Effects of the spaces available for cations in strongly acidic cation-exchange resins on the exchange equilibria by quaternary ammonium ions and on the hydration states of metal ions.

The spaces (voids) available for cations in the five exchange resins with varying exchange capacities and cross-linking degrees were estimated, on the basis of the additivity of molar volumes of the constituents. Tetraalkylammonium ions (NR(4)(+); R: Me, Et, Pr) may completely exchange potassium ion on the resin having a larger void radius. In contrast, the ratio of saturated adsorption capacity to exchange capacity of the resin having a smaller void radius decreased with an increase in size of NR(4)(+) ions, due to the interionic contacts. Alkali metal ions could be exchanged quantitatively. While the hydration numbers of K(+), Rb(+), and Cs(+) were independent of the void radius, those of Li(+) and Na(+), especially Na(+), decreased with a decrease in void radius. Interionic contacts between the hydrated ions enhance the dehydration. Multivalent metal ions have the hydration numbers, comparable to or rather greater than those in water. A greater void volume available due to exchange stoichiometry released the interionic contacts and occasionally promoted the involvement of water molecules other than directly bound molecules. The close proximity between ions in the conventional ion-exchange resins having higher exchange capacities may induce varying interactions.

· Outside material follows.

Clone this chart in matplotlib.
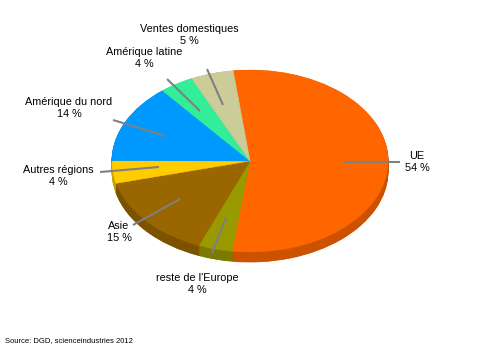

Coadsorption of trivalent metal ions and anions on strongly acidic cation-exchange resins by bridge bonding.

The effects of anions (P(V), P(III), P(I), Se(IV), OH(-), F(-), Cl(-), SCN(-), S(IV), and CH(3)COO(-)) on the adsorption of trivalent metal ions (Fe(3+), Al(3+), Ga(3+), In(3+), and Sc(3+)) to three strongly acidic cation-exchange resins (-S)(-) of different types (porous or gel) and different exchange capacities (4.55, 3.91, and 0.96 mmol g(-1)) were studied systematically. All these metal ions showed coadsorption of OH(-), irrespective of the resins. In contrast, coadsorption of P(V), P(III), P(I), and Se(IV) was observed on the resins of the higher exchange capacities but not on the resin of the lowest exchange capacity. Stoichiometric analyses and spectroscopic (Mossbauer and infrared) studies for Fe(3+) demonstrated the presence of the coadsorbed species: [(-S)(2)Fe(OH)] and [(-S)(2)(Fe-O-Fe)(S-)(2)] for OH(-), [(-S)(2)Fe(HPO(4))Fe(S-)(2)] for P(V), and [(-S)(2)FeX](j) (X(-) = H(2)PO(3)(-), H(2)PO(2)(-), HSeO(3)(-); j > 1) for P(III), P(I), and Se(IV). No coadsorption was observed for the other anions. These findings indicate that the bridge bonding of anions between the metal ions adsorbed on the resins of the higher exchange capacities plays a crucial role for the coadsorption. Some analytical implication was also discussed.